C’è veramente bisogno di continuare a pubblicare la foto di quei due su ogni post che compaia in un qualsivoglia social o a corredo di articoli giornalistici? Aggiunge qualcosa al contenuto del pensiero che si esprime nel post o nell’articolo, corredarlo di quella immagine, continuando a perpetrare la pubblica gogna di due persone che stanno già pagando le conseguenze dell’accaduto, moralmente e materialmente (sul lavoro, come ci raccontano con dovizia di particolari le cronache, e sicuramente anche in famiglia)? Personalmente, apprezzerei qualunque opinione sulla vicenda e magari la riterrei anche utile a capire dove ci sta spingendo la tecnologia oggi, ma la pubblicazione della foto (cosa che ha valore solo per l’algoritmo che innalza la visibilità del post o dell’articolo) la rende in ogni caso poco interessante.

Perché altrimenti come dare torto a coloro i quali sostengono che non ci sia più bisogno di giornalisti e giornali perché tanto tutto quello che noi “del mestiere” raccontiamo si trova già sui social?

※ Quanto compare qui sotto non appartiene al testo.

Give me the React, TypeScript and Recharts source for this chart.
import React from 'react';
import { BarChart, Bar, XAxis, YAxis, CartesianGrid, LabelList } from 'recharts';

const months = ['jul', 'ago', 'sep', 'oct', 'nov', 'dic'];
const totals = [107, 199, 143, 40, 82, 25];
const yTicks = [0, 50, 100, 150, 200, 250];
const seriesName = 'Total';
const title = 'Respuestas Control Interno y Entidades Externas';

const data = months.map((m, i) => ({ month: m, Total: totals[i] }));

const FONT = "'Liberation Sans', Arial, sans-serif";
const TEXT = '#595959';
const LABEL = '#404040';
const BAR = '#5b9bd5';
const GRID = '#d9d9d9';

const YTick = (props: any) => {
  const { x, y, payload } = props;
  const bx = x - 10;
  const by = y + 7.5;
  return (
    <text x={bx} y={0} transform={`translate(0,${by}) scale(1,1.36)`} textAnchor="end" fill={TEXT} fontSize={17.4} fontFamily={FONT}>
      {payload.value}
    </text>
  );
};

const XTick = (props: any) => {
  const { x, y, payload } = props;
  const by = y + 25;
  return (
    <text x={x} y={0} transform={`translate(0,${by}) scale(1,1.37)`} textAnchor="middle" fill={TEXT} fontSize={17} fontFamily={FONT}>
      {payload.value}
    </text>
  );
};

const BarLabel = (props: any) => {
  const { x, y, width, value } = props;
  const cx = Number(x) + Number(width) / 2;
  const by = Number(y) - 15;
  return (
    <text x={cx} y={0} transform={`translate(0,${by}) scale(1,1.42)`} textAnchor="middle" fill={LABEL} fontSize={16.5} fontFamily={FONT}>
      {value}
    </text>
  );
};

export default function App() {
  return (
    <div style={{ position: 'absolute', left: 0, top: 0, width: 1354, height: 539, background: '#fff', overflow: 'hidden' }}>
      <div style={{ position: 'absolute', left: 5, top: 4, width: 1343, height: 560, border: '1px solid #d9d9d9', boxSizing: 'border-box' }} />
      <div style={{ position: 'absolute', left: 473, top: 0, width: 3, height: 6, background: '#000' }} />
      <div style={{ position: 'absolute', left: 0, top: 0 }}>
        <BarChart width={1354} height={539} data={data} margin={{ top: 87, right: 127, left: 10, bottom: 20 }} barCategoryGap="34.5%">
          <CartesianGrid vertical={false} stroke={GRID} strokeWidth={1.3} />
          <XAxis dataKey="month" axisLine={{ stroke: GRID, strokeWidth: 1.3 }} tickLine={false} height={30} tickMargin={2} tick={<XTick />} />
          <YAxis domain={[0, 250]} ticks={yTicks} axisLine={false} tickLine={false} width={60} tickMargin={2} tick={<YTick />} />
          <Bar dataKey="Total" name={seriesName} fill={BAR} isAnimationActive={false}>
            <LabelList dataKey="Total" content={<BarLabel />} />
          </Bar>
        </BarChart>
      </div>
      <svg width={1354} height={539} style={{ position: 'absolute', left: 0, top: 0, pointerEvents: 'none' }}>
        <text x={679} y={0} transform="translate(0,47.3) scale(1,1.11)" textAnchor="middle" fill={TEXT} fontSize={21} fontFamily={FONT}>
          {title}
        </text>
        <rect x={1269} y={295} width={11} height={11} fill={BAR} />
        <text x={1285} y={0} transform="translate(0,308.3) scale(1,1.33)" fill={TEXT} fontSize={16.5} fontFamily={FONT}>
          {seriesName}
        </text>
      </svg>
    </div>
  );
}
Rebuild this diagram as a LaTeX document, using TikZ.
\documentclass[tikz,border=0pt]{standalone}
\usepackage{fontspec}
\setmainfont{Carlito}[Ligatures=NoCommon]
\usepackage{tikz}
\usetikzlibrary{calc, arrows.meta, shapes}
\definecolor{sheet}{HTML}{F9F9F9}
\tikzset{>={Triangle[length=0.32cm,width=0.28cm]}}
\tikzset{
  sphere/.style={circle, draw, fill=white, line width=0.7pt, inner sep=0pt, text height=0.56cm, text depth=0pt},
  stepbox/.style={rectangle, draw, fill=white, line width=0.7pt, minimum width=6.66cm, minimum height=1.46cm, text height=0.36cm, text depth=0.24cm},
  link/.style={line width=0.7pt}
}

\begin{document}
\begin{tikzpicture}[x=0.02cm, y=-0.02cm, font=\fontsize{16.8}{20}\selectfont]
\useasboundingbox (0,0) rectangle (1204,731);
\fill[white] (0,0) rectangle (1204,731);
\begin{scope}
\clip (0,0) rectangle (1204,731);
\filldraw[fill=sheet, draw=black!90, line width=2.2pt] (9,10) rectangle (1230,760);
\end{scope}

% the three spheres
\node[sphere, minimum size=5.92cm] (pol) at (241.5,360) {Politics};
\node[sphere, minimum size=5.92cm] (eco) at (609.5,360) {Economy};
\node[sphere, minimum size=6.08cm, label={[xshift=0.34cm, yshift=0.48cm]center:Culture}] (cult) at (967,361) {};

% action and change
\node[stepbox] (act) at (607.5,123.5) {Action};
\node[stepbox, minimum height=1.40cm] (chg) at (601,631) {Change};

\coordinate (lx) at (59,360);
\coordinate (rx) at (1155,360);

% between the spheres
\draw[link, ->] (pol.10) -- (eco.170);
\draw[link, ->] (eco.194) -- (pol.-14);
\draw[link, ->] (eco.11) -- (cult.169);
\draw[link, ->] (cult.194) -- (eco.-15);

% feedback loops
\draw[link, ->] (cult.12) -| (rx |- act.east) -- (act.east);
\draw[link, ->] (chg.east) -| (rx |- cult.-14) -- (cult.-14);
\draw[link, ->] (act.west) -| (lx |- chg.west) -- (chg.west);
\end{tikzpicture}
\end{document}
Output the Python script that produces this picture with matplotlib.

Se vogliamo dimostrare che il giornalismo continua ad avere una funzione sociale (e in Italia anche sancita dalla Costituzione) e una dirittura deontologica che lo distinguono da qualunque altra modalità di racconto pubblico, cominciamo a non inseguire, quando non addirittura a scimmiottare, l’irresponsabilità di alcuni frequentatori dei social, moralisti da tastiera con la kiss cam degli altri.